I grabbed another tissue.

“I never even took chemistry! My kids are all smarter than I am! I should have hired a tutor in freshman year. I should have volunteered like I used to in their second grade classroom. I should have worked the snack bar during their volleyball games. I should have filled those college applications out myself, what if he missed his college acceptance because of a clerical error?!!”

I sank down on the linoleum, cradling a can of peaches.

“It’s all my fault. I wasn’t there for him, and now I have to keep him from being homeless and hungry by letting him live here forever!”

Edna watched me wail at this fresh and horrific thought, tapping her tiny foot.

“You have a lot of weird things in your head,” she started.

I glanced over at her, “Uh huh,” said my little sarcastic side.

“You place a lot of importance on this mothering job of yours,” she said.

“Luck favors the prepared,” I reminded her, “but I don’t know how I could’ve ever prepared for this job. I feel like I had his whole little life laid out at six months old, worked my tail off to give it to him, and suddenly the plot went off-script.”
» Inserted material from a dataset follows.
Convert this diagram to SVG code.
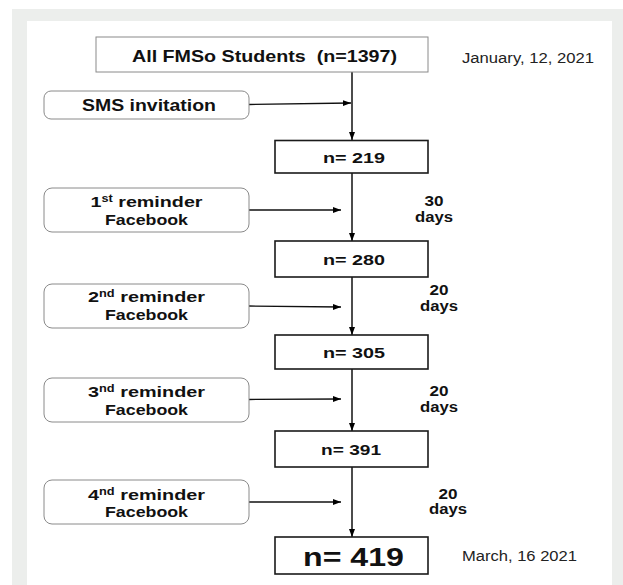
<svg xmlns="http://www.w3.org/2000/svg" width="623" height="585" viewBox="0 0 623 585">
<defs>
<marker id="ah" markerUnits="userSpaceOnUse" markerWidth="9" markerHeight="7" refX="8" refY="3.5" orient="auto">
<path d="M0,0.5 L8,3.5 L0,6.5 z" fill="#000"/>
</marker>
<style>
.b{font-family:"Liberation Sans",Arial,sans-serif;font-weight:bold;fill:#111;}
.r{font-family:"Liberation Sans",Arial,sans-serif;fill:#222;}
.box{fill:#fff;stroke:#1a1a1a;stroke-width:1.6;}
.rbox{fill:#fff;stroke:#8a8a8a;stroke-width:1;}
.con{stroke:#111;stroke-width:1.5;fill:none;}
.hcon{stroke:#111;stroke-width:1.3;fill:none;}
.sup{font-size:10px;}
</style>
</defs>
<rect x="0" y="0" width="623" height="585" fill="#fff"/>
<rect x="12" y="9" width="611" height="576" fill="#eceeec"/>
<rect x="27" y="21" width="585" height="564" fill="#fff"/>

<g id="connectors">
<line class="con" x1="352" y1="72" x2="352" y2="140" marker-end="url(#ah)"/>
<line class="con" x1="352" y1="173" x2="352" y2="241" marker-end="url(#ah)"/>
<line class="con" x1="352" y1="277" x2="352" y2="335" marker-end="url(#ah)"/>
<line class="con" x1="352" y1="369" x2="352" y2="431" marker-end="url(#ah)"/>
<line class="con" x1="352" y1="467" x2="352" y2="537" marker-end="url(#ah)"/>
<line class="hcon" x1="249" y1="104.5" x2="351" y2="103" marker-end="url(#ah)"/>
<line class="hcon" x1="249" y1="210" x2="341" y2="210" marker-end="url(#ah)"/>
<line class="hcon" x1="249" y1="306" x2="341" y2="307" marker-end="url(#ah)"/>
<line class="hcon" x1="249" y1="399.5" x2="341" y2="399" marker-end="url(#ah)"/>
<line class="hcon" x1="249" y1="502" x2="341" y2="502" marker-end="url(#ah)"/>
</g>

<g id="all-students">
<rect x="96" y="37" width="332" height="35" fill="#fff" stroke="#8a8a8a" stroke-width="1"/>
<text class="b" x="264.5" y="62" font-size="16.5" text-anchor="middle" textLength="265" lengthAdjust="spacingAndGlyphs" style="white-space:pre">All FMSo Students  (n=1397)</text>
</g>
<g id="date-start">
<text class="r" x="462" y="63" font-size="14" textLength="132" lengthAdjust="spacingAndGlyphs">January, 12, 2021</text>
</g>

<g id="sms">
<rect class="rbox" x="44" y="91" width="205" height="28" rx="7"/>
<text class="b" x="149" y="111" font-size="16.5" text-anchor="middle" textLength="134" lengthAdjust="spacingAndGlyphs">SMS invitation</text>
</g>

<g id="n219">
<rect class="box" x="275" y="140.5" width="153" height="32.5"/>
<text class="b" x="354" y="163" font-size="15.5" text-anchor="middle" textLength="62" lengthAdjust="spacingAndGlyphs">n= 219</text>
</g>

<g id="reminder1">
<rect class="rbox" x="44" y="188" width="205" height="44" rx="8"/>
<text class="b" x="146.5" y="207" font-size="15.5" text-anchor="middle" textLength="112" lengthAdjust="spacingAndGlyphs">1<tspan class="sup" dy="-5">st</tspan><tspan dy="5"> reminder</tspan></text>
<text class="b" x="146.5" y="225" font-size="15.5" text-anchor="middle" textLength="83" lengthAdjust="spacingAndGlyphs">Facebook</text>
</g>
<g id="gap1">
<text class="b" x="434" y="206" font-size="14" text-anchor="middle" textLength="19" lengthAdjust="spacingAndGlyphs">30</text>
<text class="b" x="434" y="222" font-size="14" text-anchor="middle" textLength="38" lengthAdjust="spacingAndGlyphs">days</text>
</g>

<g id="n280">
<rect class="box" x="275" y="241" width="153" height="36"/>
<text class="b" x="354" y="265" font-size="15.5" text-anchor="middle" textLength="62" lengthAdjust="spacingAndGlyphs">n= 280</text>
</g>

<g id="reminder2">
<rect class="rbox" x="44" y="284" width="205" height="44" rx="8"/>
<text class="b" x="146.5" y="302" font-size="15.5" text-anchor="middle" textLength="117" lengthAdjust="spacingAndGlyphs">2<tspan class="sup" dy="-5">nd</tspan><tspan dy="5"> reminder</tspan></text>
<text class="b" x="146.5" y="320" font-size="15.5" text-anchor="middle" textLength="83" lengthAdjust="spacingAndGlyphs">Facebook</text>
</g>
<g id="gap2">
<text class="b" x="439" y="295" font-size="14" text-anchor="middle" textLength="19" lengthAdjust="spacingAndGlyphs">20</text>
<text class="b" x="439" y="311" font-size="14" text-anchor="middle" textLength="38" lengthAdjust="spacingAndGlyphs">days</text>
</g>

<g id="n305">
<rect class="box" x="275" y="335" width="153" height="34"/>
<text class="b" x="354" y="358" font-size="15.5" text-anchor="middle" textLength="62" lengthAdjust="spacingAndGlyphs">n= 305</text>
</g>

<g id="reminder3">
<rect class="rbox" x="44" y="378" width="205" height="44" rx="8"/>
<text class="b" x="146.5" y="397" font-size="15.5" text-anchor="middle" textLength="117" lengthAdjust="spacingAndGlyphs">3<tspan class="sup" dy="-5">nd</tspan><tspan dy="5"> reminder</tspan></text>
<text class="b" x="146.5" y="415" font-size="15.5" text-anchor="middle" textLength="83" lengthAdjust="spacingAndGlyphs">Facebook</text>
</g>
<g id="gap3">
<text class="b" x="439" y="396" font-size="14" text-anchor="middle" textLength="19" lengthAdjust="spacingAndGlyphs">20</text>
<text class="b" x="439" y="412" font-size="14" text-anchor="middle" textLength="38" lengthAdjust="spacingAndGlyphs">days</text>
</g>

<g id="n391">
<rect class="box" x="275" y="431" width="153" height="36"/>
<text class="b" x="351" y="455" font-size="15.5" text-anchor="middle" textLength="60" lengthAdjust="spacingAndGlyphs">n= 391</text>
</g>

<g id="reminder4">
<rect class="rbox" x="44" y="480" width="205" height="44" rx="8"/>
<text class="b" x="146.5" y="500" font-size="15.5" text-anchor="middle" textLength="117" lengthAdjust="spacingAndGlyphs">4<tspan class="sup" dy="-5">nd</tspan><tspan dy="5"> reminder</tspan></text>
<text class="b" x="146.5" y="517" font-size="15.5" text-anchor="middle" textLength="83" lengthAdjust="spacingAndGlyphs">Facebook</text>
</g>
<g id="gap4">
<text class="b" x="448" y="499" font-size="14" text-anchor="middle" textLength="19" lengthAdjust="spacingAndGlyphs">20</text>
<text class="b" x="448" y="514" font-size="14" text-anchor="middle" textLength="38" lengthAdjust="spacingAndGlyphs">days</text>
</g>

<g id="n419">
<rect class="box" x="275" y="537" width="153" height="37" stroke-width="2"/>
<text class="b" x="353.5" y="566" font-size="26.5" text-anchor="middle" textLength="101" lengthAdjust="spacingAndGlyphs">n= 419</text>
</g>
<g id="date-end">
<text class="r" x="462" y="561" font-size="14" textLength="115" lengthAdjust="spacingAndGlyphs">March, 16 2021</text>
</g>
</svg>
“Just now?” asked E, “that’s some kind of record, darling.”

“I have no idea what happens next.” I looked at the floor in disgust, “Well, except mopping is probably next.”

Mom-guilt. There’s no other guilt like it.

“Words are useless! Gobble gobble gobble gobble!”

“I just worry that I messed something up back there somewhere and it’s too late to fix it.”

“Some things that should not have been forgotten were lost…history became legend, legend became myth…”

“Okay,” I said, standing up, “Who let Galadriel in here?”

“The world has changed,” she continued, “I feel it in the water. I feel it in the earth. I smell it in the air. Much that once was, is lost.”

I hung my head, “Yeah, they aren’t little kids anymore. Maybe that’s part of this sadness.”

With a mighty heave, Edna kicked Galadriel out of our headspace.

“Never look back, darling, it distracts from the now,” she scolded.

A voice boomed out: “Remember Who you Are!”

Lion King? Really?

“You got to put your behind in your past,” laughed Pumbaa, as E herded the animals out.

“Look,” I said finally, “I just want all good stuff and no bad stuff for my kids. It’s a mom thing.”

“Well you can’t never let anything happen to him,” squeaked a tiny blue fish, “Then nothing would ever happen to him. Not much fun for little Harpo.”

“That’s it!” I demanded, “Everybody grab an exit buddy, I have better things to do than wallow in the shallows.”

I put the peaches on the shelf and stretched my mind around yet another bend in the road for our family. I tried to imagine my Supersuit holding me together as years of growth shaped and reshaped us, much like a good pair of yoga pants. Ahem.

“Well, you’ll look fabulous anyway. Your suit can stretch as far as you can without injuring yourself and still retain it’s shape. Virtually indestructible, yet it breathes like Egyptian cotton.”

“Thanks, E,” I said as she faded away, “a yoga class is just what I’ll do next.”

“Don’t make me beg, darling, I won’t do it you know.”